Exercise: Go through the entries below and copy each line containing the word "this".

— Begin —

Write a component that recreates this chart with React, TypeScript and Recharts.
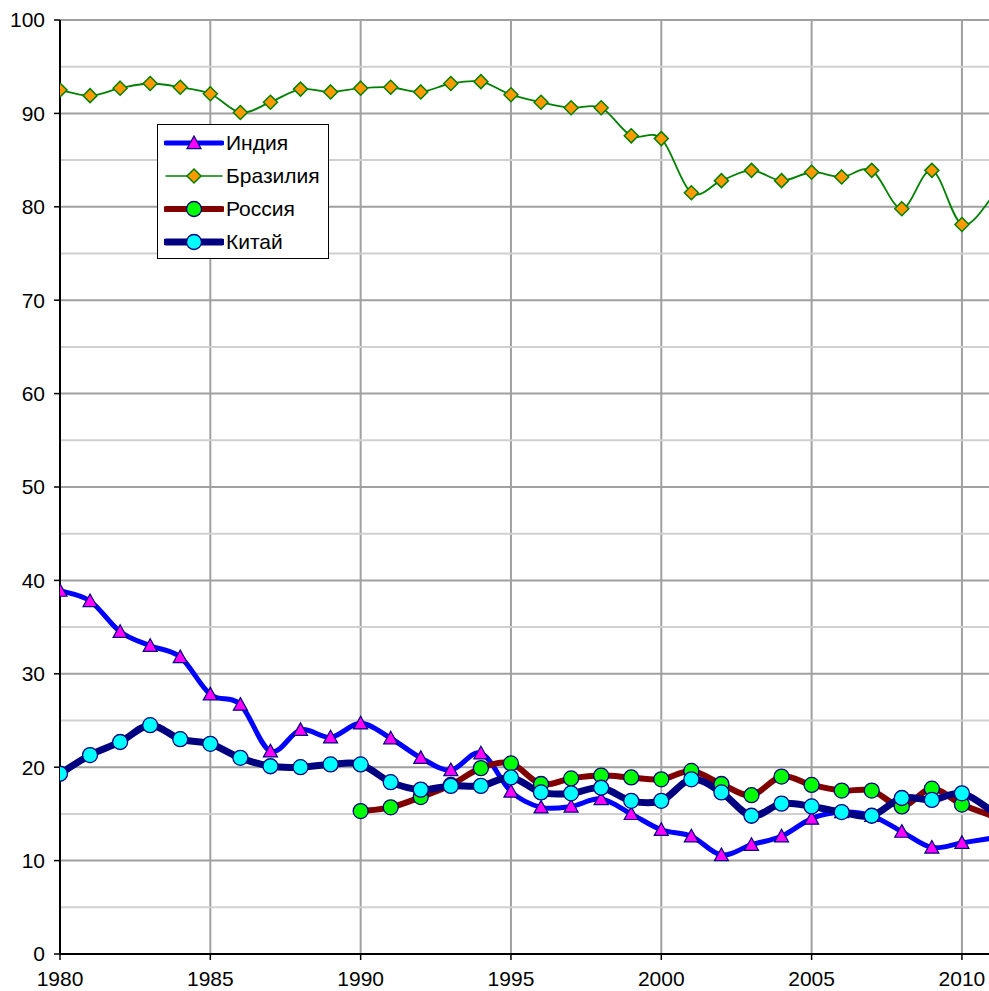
import { LineChart, Line, XAxis, YAxis, CartesianGrid, ReferenceLine } from "recharts";

const years = [
  1980, 1981, 1982, 1983, 1984, 1985, 1986, 1987, 1988, 1989,
  1990, 1991, 1992, 1993, 1994, 1995, 1996, 1997, 1998, 1999,
  2000, 2001, 2002, 2003, 2004, 2005, 2006, 2007, 2008, 2009,
  2010, 2011,
];

const india = [
  38.9, 37.8, 34.5, 33.0, 31.8, 27.8, 26.7, 21.7, 24.0, 23.2,
  24.7, 23.1, 21.0, 19.7, 21.5, 17.4, 15.7, 15.8, 16.6, 15.0,
  13.3, 12.6, 10.6, 11.7, 12.6, 14.5, 15.2, 14.8, 13.1, 11.4,
  11.9, 12.4,
];

const brazil = [
  92.5, 91.9, 92.7, 93.2, 92.8, 92.1, 90.1, 91.2, 92.6, 92.3,
  92.7, 92.8, 92.3, 93.2, 93.4, 92.0, 91.2, 90.6, 90.6, 87.6,
  87.3, 81.5, 82.8, 83.9, 82.8, 83.7, 83.2, 83.9, 79.8, 83.9,
  78.1, 81.0,
];

const russia = [
  null, null, null, null, null, null, null, null, null, null,
  15.3, 15.7, 16.8, 18.1, 19.9, 20.4, 18.2, 18.8, 19.1, 18.9,
  18.7, 19.6, 18.2, 17.0, 19.0, 18.1, 17.5, 17.5, 15.8, 17.7,
  16.0, 14.8,
];

const china = [
  19.3, 21.3, 22.7, 24.5, 23.0, 22.5, 21.0, 20.1, 20.0, 20.3,
  20.3, 18.4, 17.6, 18.0, 18.0, 18.9, 17.3, 17.2, 17.8, 16.4,
  16.4, 18.7, 17.3, 14.8, 16.1, 15.8, 15.2, 14.8, 16.7, 16.5,
  17.2, 15.3,
];

const xTicks = [1980, 1985, 1990, 1995, 2000, 2005, 2010];
const yTicks = [0, 10, 20, 30, 40, 50, 60, 70, 80, 90, 100];
const minorY = [5, 15, 25, 35, 45, 55, 65, 75, 85, 95];

const data = years.map((year, i) => ({
  year,
  india: india[i],
  brazil: brazil[i],
  russia: russia[i],
  china: china[i],
}));

const FONT = '"Liberation Sans", Arial, sans-serif';
const NAVY = "#000080";

// Excel-like smoothed line (Catmull-Rom segments)
function smoothCurve(context: any) {
  let pts: number[][] = [];
  return {
    areaStart() {},
    areaEnd() {},
    lineStart() {
      pts = [];
    },
    point(x: number, y: number) {
      pts.push([+x, +y]);
    },
    lineEnd() {
      if (!pts.length) return;
      context.moveTo(pts[0][0], pts[0][1]);
      for (let i = 0; i < pts.length - 1; i++) {
        const p0 = pts[i - 1] || pts[i];
        const p1 = pts[i];
        const p2 = pts[i + 1];
        const p3 = pts[i + 2] || p2;
        context.bezierCurveTo(
          p1[0] + (p2[0] - p0[0]) / 6, p1[1] + (p2[1] - p0[1]) / 6,
          p2[0] - (p3[0] - p1[0]) / 6, p2[1] - (p3[1] - p1[1]) / 6,
          p2[0], p2[1]
        );
      }
    },
  };
}

function Triangle({ cx, cy, size = 7 }: { cx: number; cy: number; size?: number }) {
  return (
    <path
      d={`M${cx},${cy - size} L${cx + size},${cy + size * 0.8} L${cx - size},${cy + size * 0.8} Z`}
      fill="#ff00ff"
      stroke={NAVY}
      strokeWidth={1.2}
    />
  );
}

function Diamond({ cx, cy, size = 7 }: { cx: number; cy: number; size?: number }) {
  return (
    <path
      d={`M${cx},${cy - size} L${cx + size},${cy} L${cx},${cy + size} L${cx - size},${cy} Z`}
      fill="#ff9900"
      stroke="#008000"
      strokeWidth={1.5}
    />
  );
}

function Circle({ cx, cy, fill }: { cx: number; cy: number; fill: string }) {
  return <circle cx={cx} cy={cy} r={7.5} fill={fill} stroke={NAVY} strokeWidth={1.3} />;
}

function makeDot(kind: string) {
  return (props: any) => {
    const { cx, cy, index, payload, value } = props;
    if (value == null || cy == null || payload.year > 2010) return <g key={index} />;
    if (kind === "tri") return <Triangle key={index} cx={cx} cy={cy} />;
    if (kind === "dia") return <Diamond key={index} cx={cx} cy={cy} />;
    return <Circle key={index} cx={cx} cy={cy} fill={kind} />;
  };
}

const legendItems = [
  { name: "Индия", color: "#0000ff", width: 5, kind: "tri" },
  { name: "Бразилия", color: "#008000", width: 1.5, kind: "dia" },
  { name: "Россия", color: "#800000", width: 6, kind: "#00ff00" },
  { name: "Китай", color: NAVY, width: 7, kind: "#00ffff" },
];

function LegendBox() {
  return (
    <div
      style={{
        position: "absolute",
        left: 157,
        top: 124,
        width: 170,
        height: 133,
        border: "1px solid #000",
        background: "#fff",
        fontFamily: FONT,
        fontSize: 21,
      }}
    >
      {legendItems.map((it, i) => (
        <div
          key={it.name}
          style={{ position: "absolute", left: 6, top: 3 + i * 33, height: 30, display: "flex", alignItems: "center" }}
        >
          <svg width={60} height={30}>
            <line x1={2} x2={58} y1={15} y2={15} stroke={it.color} strokeWidth={it.width} strokeLinecap="round" />
            {it.kind === "tri" ? (
              <Triangle cx={30} cy={15} />
            ) : it.kind === "dia" ? (
              <Diamond cx={30} cy={15} />
            ) : (
              <Circle cx={30} cy={15} fill={it.kind} />
            )}
          </svg>
          <span style={{ marginLeft: 2, color: "#000" }}>{it.name}</span>
        </div>
      ))}
    </div>
  );
}

export default function App() {
  return (
    <div
      style={{
        position: "absolute",
        left: 0,
        top: 0,
        width: 989,
        height: 991,
        overflow: "hidden",
        background: "#fff",
      }}
    >
      <LineChart
        width={992}
        height={991}
        data={data}
        margin={{ top: 20, right: 0, left: 0, bottom: 0 }}
      >
        {minorY.map((v) => (
          <ReferenceLine key={v} y={v} stroke="#d0d0d0" strokeWidth={2} />
        ))}
        <CartesianGrid stroke="#a0a0a0" strokeWidth={2} />
        <XAxis
          dataKey="year"
          type="number"
          domain={[1980, 2011]}
          ticks={xTicks}
          allowDataOverflow
          height={37}
          tickSize={6}
          tickMargin={11}
          axisLine={{ stroke: "#000", strokeWidth: 2 }}
          tickLine={{ stroke: "#000", strokeWidth: 1.5 }}
          tick={{ fill: "#000", fontSize: 21, fontFamily: FONT }}
        />
        <YAxis
          type="number"
          domain={[0, 100]}
          ticks={yTicks}
          width={60}
          tickSize={6}
          tickMargin={9}
          axisLine={{ stroke: "#000", strokeWidth: 2 }}
          tickLine={{ stroke: "#000", strokeWidth: 1.5 }}
          tick={{ fill: "#000", fontSize: 21, fontFamily: FONT }}
        />
        <Line
          dataKey="india"
          type={smoothCurve as any}
          stroke="#0000ff"
          strokeWidth={5}
          dot={makeDot("tri")}
          isAnimationActive={false}
        />
        <Line
          dataKey="brazil"
          type={smoothCurve as any}
          stroke="#008000"
          strokeWidth={1.8}
          dot={makeDot("dia")}
          isAnimationActive={false}
        />
        <Line
          dataKey="russia"
          type={smoothCurve as any}
          stroke="#800000"
          strokeWidth={6}
          dot={makeDot("#00ff00")}
          isAnimationActive={false}
        />
        <Line
          dataKey="china"
          type={smoothCurve as any}
          stroke={NAVY}
          strokeWidth={7}
          dot={makeDot("#00ffff")}
          isAnimationActive={false}
        />
      </LineChart>
      <LegendBox />
    </div>
  );
}
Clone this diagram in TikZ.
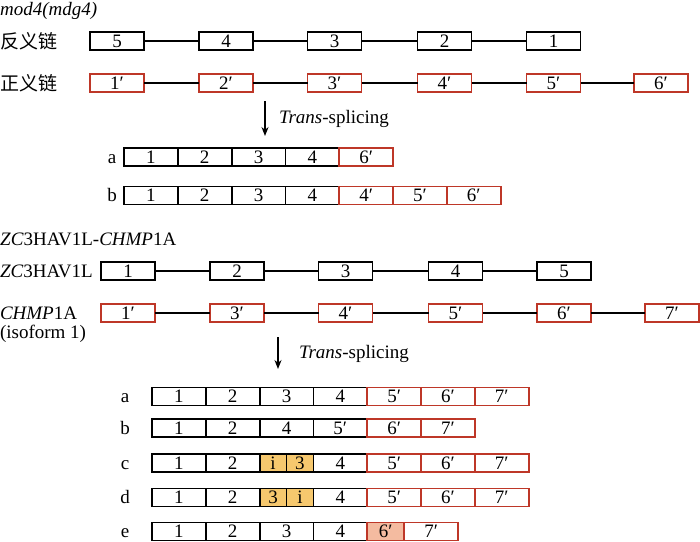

— End —

The result:
Write a component that recreates this chart with React, TypeScript and Recharts.
Clone this diagram in TikZ.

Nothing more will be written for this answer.